## begin AVAILABLE DATA

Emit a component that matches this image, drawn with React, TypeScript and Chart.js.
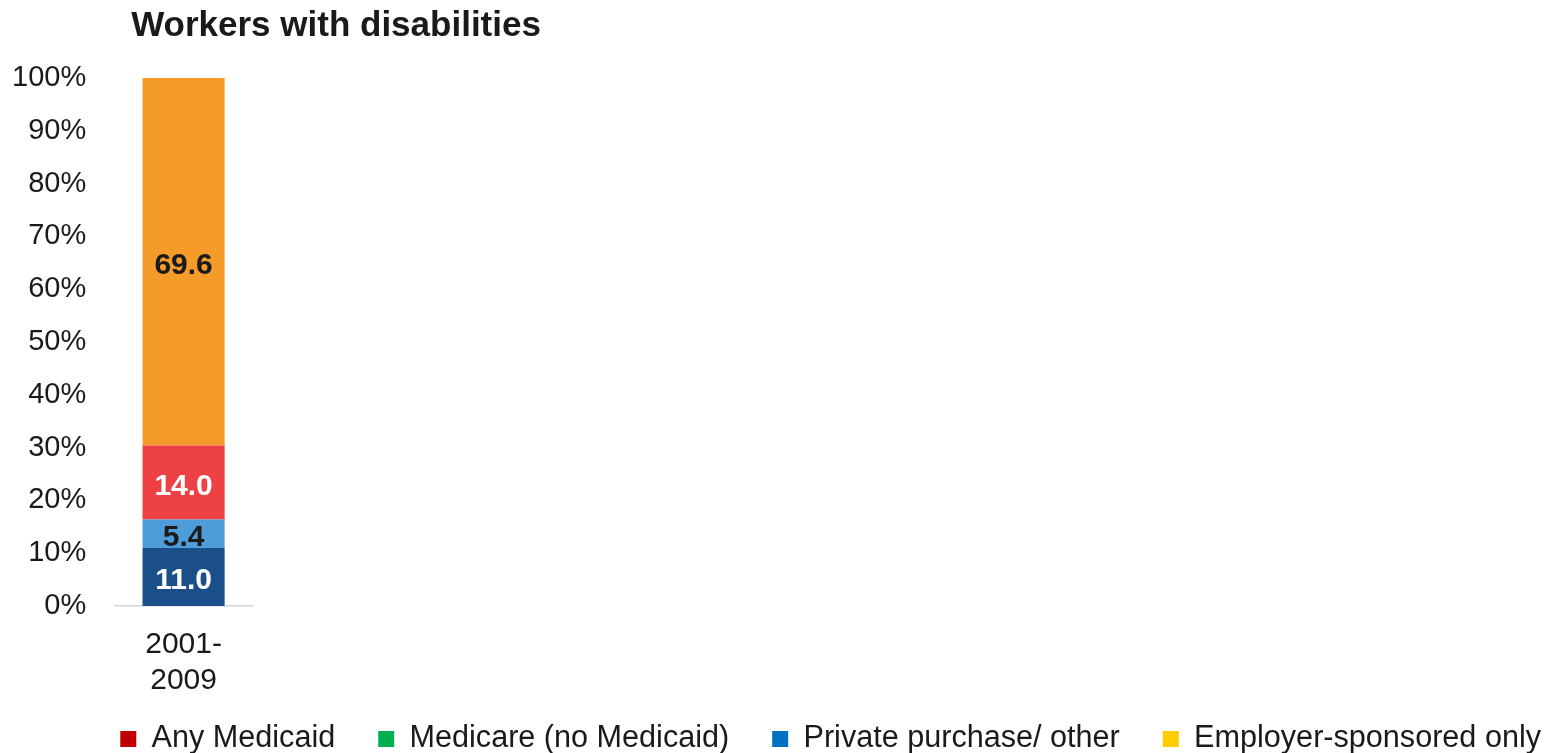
import React, { useEffect, useRef } from "react";
import { Chart, registerables } from "chart.js";

Chart.register(...registerables);

const categories: string[][] = [["2001-", "2009"]];
const seriesNames = ["Any Medicaid", "Medicare (no Medicaid)", "Private purchase/ other", "Employer-sponsored only"];
const anyMedicaid = [11.0];
const medicareNoMedicaid = [5.4];
const privatePurchase = [14.0];
const employerOnly = [69.6];
const barColors = ["#1B4F8A", "#4E9CD8", "#EE4144", "#F49B2A"];
const legendColors = ["#C00000", "#00B050", "#0070C0", "#FFCC00"];
const labelColors = ["#ffffff", "#1a1a1a", "#ffffff", "#1a1a1a"];
const yTicks = [0, 10, 20, 30, 40, 50, 60, 70, 80, 90, 100];
const titleText = "Workers with disabilities";

const FONT = "'Liberation Sans', Arial, sans-serif";
const TEXT = "#1a1a1a";

const titlePlugin = {
  id: "leftTitle",
  afterDraw(chart: any) {
    const ctx = chart.ctx;
    ctx.save();
    ctx.font = `bold 35px ${FONT}`;
    ctx.fillStyle = TEXT;
    ctx.textAlign = "left";
    ctx.textBaseline = "alphabetic";
    ctx.fillText(titleText, chart.chartArea.left + 16, 36);
    ctx.restore();
  },
};

const valueLabels = {
  id: "valueLabels",
  afterDatasetsDraw(chart: any) {
    const ctx = chart.ctx;
    ctx.save();
    ctx.font = `bold 30px ${FONT}`;
    ctx.textAlign = "center";
    ctx.textBaseline = "middle";
    chart.data.datasets.forEach((ds: any, i: number) => {
      const meta = chart.getDatasetMeta(i);
      meta.data.forEach((el: any, j: number) => {
        const v = ds.data[j];
        const p = el.getProps(["x", "y", "base"], true);
        ctx.fillStyle = labelColors[i];
        ctx.fillText(Number(v).toFixed(1), p.x, (p.y + p.base) / 2 + 4);
      });
    });
    ctx.restore();
  },
};

export default function App() {
  const ref = useRef<HTMLCanvasElement | null>(null);
  useEffect(() => {
    if (!ref.current) return;
    const values = [anyMedicaid, medicareNoMedicaid, privatePurchase, employerOnly];
    const chart = new Chart(ref.current, {
      type: "bar",
      data: {
        labels: categories as any,
        datasets: seriesNames.map((name, i) => ({
          label: name,
          data: values[i],
          backgroundColor: barColors[i],
          borderWidth: 0,
          barPercentage: 0.6,
          categoryPercentage: 1,
        })),
      },
      plugins: [titlePlugin, valueLabels],
      options: {
        animation: false,
        responsive: true,
        maintainAspectRatio: false,
        layout: { padding: { top: 78, left: -17, right: -38, bottom: -11.3 } },
        plugins: {
          title: { display: false },
          tooltip: { enabled: false },
          legend: {
            display: true,
            position: "bottom",
            align: "end",
            labels: {
              boxWidth: 16,
              boxHeight: 16,
              padding: 43,
              color: TEXT,
              font: { family: FONT, size: 30.6 },
              generateLabels: (c: any) =>
                Chart.defaults.plugins.legend.labels.generateLabels(c).map((it: any, i: number) => ({
                  ...it,
                  fillStyle: legendColors[i],
                  strokeStyle: legendColors[i],
                  lineWidth: 0,
                })),
            },
          },
        },
        scales: {
          x: {
            stacked: true,
            grid: { display: false, drawTicks: false },
            border: { display: true, color: "#d4d4d4", width: 1.5 },
            ticks: {
              color: TEXT,
              mirror: true,
              padding: -57,
              font: { family: FONT, size: 30, lineHeight: 36 / 30 },
              maxRotation: 0,
            },
            afterFit: (s: any) => {
              s.height = 74.7;
              s.paddingLeft = 0;
              s.paddingRight = 0;
            },
          },
          y: {
            stacked: true,
            min: 0,
            max: 100,
            grid: { display: false, drawTicks: false },
            border: { display: false },
            afterBuildTicks: (s: any) => {
              s.ticks = yTicks.map((v) => ({ value: v }));
            },
            ticks: {
              color: TEXT,
              padding: 29,
              font: { family: FONT, size: 29 },
              callback: (v: any) => `${v}%`,
            },
          },
          blank: {
            type: "linear",
            position: "right",
            display: true,
            grid: { display: false, drawTicks: false },
            border: { display: false },
            ticks: { display: false },
            afterFit: (s: any) => {
              s.width = 1584 - 252;
            },
          },
        },
      } as any,
    });
    return () => chart.destroy();
  }, []);
  return (
    <div style={{ position: "fixed", left: 0, top: 0, width: 1546, height: 753, background: "#fff" }}>
      <canvas ref={ref} />
    </div>
  );
}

## end AVAILABLE DATA

- [PROBLEM]:
Pictures in the data above should not be copied; transcribe everything else exactly.

- [WORKED SOLUTION]:
Emit a component that matches this image, drawn with React, TypeScript and Chart.js.
import React, { useEffect, useRef } from "react";
import { Chart, registerables } from "chart.js";

Chart.register(...registerables);

const categories: string[][] = [["2001-", "2009"]];
const seriesNames = ["Any Medicaid", "Medicare (no Medicaid)", "Private purchase/ other", "Employer-sponsored only"];
const anyMedicaid = [11.0];
const medicareNoMedicaid = [5.4];
const privatePurchase = [14.0];
const employerOnly = [69.6];
const barColors = ["#1B4F8A", "#4E9CD8", "#EE4144", "#F49B2A"];
const legendColors = ["#C00000", "#00B050", "#0070C0", "#FFCC00"];
const labelColors = ["#ffffff", "#1a1a1a", "#ffffff", "#1a1a1a"];
const yTicks = [0, 10, 20, 30, 40, 50, 60, 70, 80, 90, 100];
const titleText = "Workers with disabilities";

const FONT = "'Liberation Sans', Arial, sans-serif";
const TEXT = "#1a1a1a";

const titlePlugin = {
  id: "leftTitle",
  afterDraw(chart: any) {
    const ctx = chart.ctx;
    ctx.save();
    ctx.font = `bold 35px ${FONT}`;
    ctx.fillStyle = TEXT;
    ctx.textAlign = "left";
    ctx.textBaseline = "alphabetic";
    ctx.fillText(titleText, chart.chartArea.left + 16, 36);
    ctx.restore();
  },
};

const valueLabels = {
  id: "valueLabels",
  afterDatasetsDraw(chart: any) {
    const ctx = chart.ctx;
    ctx.save();
    ctx.font = `bold 30px ${FONT}`;
    ctx.textAlign = "center";
    ctx.textBaseline = "middle";
    chart.data.datasets.forEach((ds: any, i: number) => {
      const meta = chart.getDatasetMeta(i);
      meta.data.forEach((el: any, j: number) => {
        const v = ds.data[j];
        const p = el.getProps(["x", "y", "base"], true);
        ctx.fillStyle = labelColors[i];
        ctx.fillText(Number(v).toFixed(1), p.x, (p.y + p.base) / 2 + 4);
      });
    });
    ctx.restore();
  },
};

export default function App() {
  const ref = useRef<HTMLCanvasElement | null>(null);
  useEffect(() => {
    if (!ref.current) return;
    const values = [anyMedicaid, medicareNoMedicaid, privatePurchase, employerOnly];
    const chart = new Chart(ref.current, {
      type: "bar",
      data: {
        labels: categories as any,
        datasets: seriesNames.map((name, i) => ({
          label: name,
          data: values[i],
          backgroundColor: barColors[i],
          borderWidth: 0,
          barPercentage: 0.6,
          categoryPercentage: 1,
        })),
      },
      plugins: [titlePlugin, valueLabels],
      options: {
        animation: false,
        responsive: true,
        maintainAspectRatio: false,
        layout: { padding: { top: 78, left: -17, right: -38, bottom: -11.3 } },
        plugins: {
          title: { display: false },
          tooltip: { enabled: false },
          legend: {
            display: true,
            position: "bottom",
            align: "end",
            labels: {
              boxWidth: 16,
              boxHeight: 16,
              padding: 43,
              color: TEXT,
              font: { family: FONT, size: 30.6 },
              generateLabels: (c: any) =>
                Chart.defaults.plugins.legend.labels.generateLabels(c).map((it: any, i: number) => ({
                  ...it,
                  fillStyle: legendColors[i],
                  strokeStyle: legendColors[i],
                  lineWidth: 0,
                })),
            },
          },
        },
        scales: {
          x: {
            stacked: true,
            grid: { display: false, drawTicks: false },
            border: { display: true, color: "#d4d4d4", width: 1.5 },
            ticks: {
              color: TEXT,
              mirror: true,
              padding: -57,
              font: { family: FONT, size: 30, lineHeight: 36 / 30 },
              maxRotation: 0,
            },
            afterFit: (s: any) => {
              s.height = 74.7;
              s.paddingLeft = 0;
              s.paddingRight = 0;
            },
          },
          y: {
            stacked: true,
            min: 0,
            max: 100,
            grid: { display: false, drawTicks: false },
            border: { display: false },
            afterBuildTicks: (s: any) => {
              s.ticks = yTicks.map((v) => ({ value: v }));
            },
            ticks: {
              color: TEXT,
              padding: 29,
              font: { family: FONT, size: 29 },
              callback: (v: any) => `${v}%`,
            },
          },
          blank: {
            type: "linear",
            position: "right",
            display: true,
            grid: { display: false, drawTicks: false },
            border: { display: false },
            ticks: { display: false },
            afterFit: (s: any) => {
              s.width = 1584 - 252;
            },
          },
        },
      } as any,
    });
    return () => chart.destroy();
  }, []);
  return (
    <div style={{ position: "fixed", left: 0, top: 0, width: 1546, height: 753, background: "#fff" }}>
      <canvas ref={ref} />
    </div>
  );
}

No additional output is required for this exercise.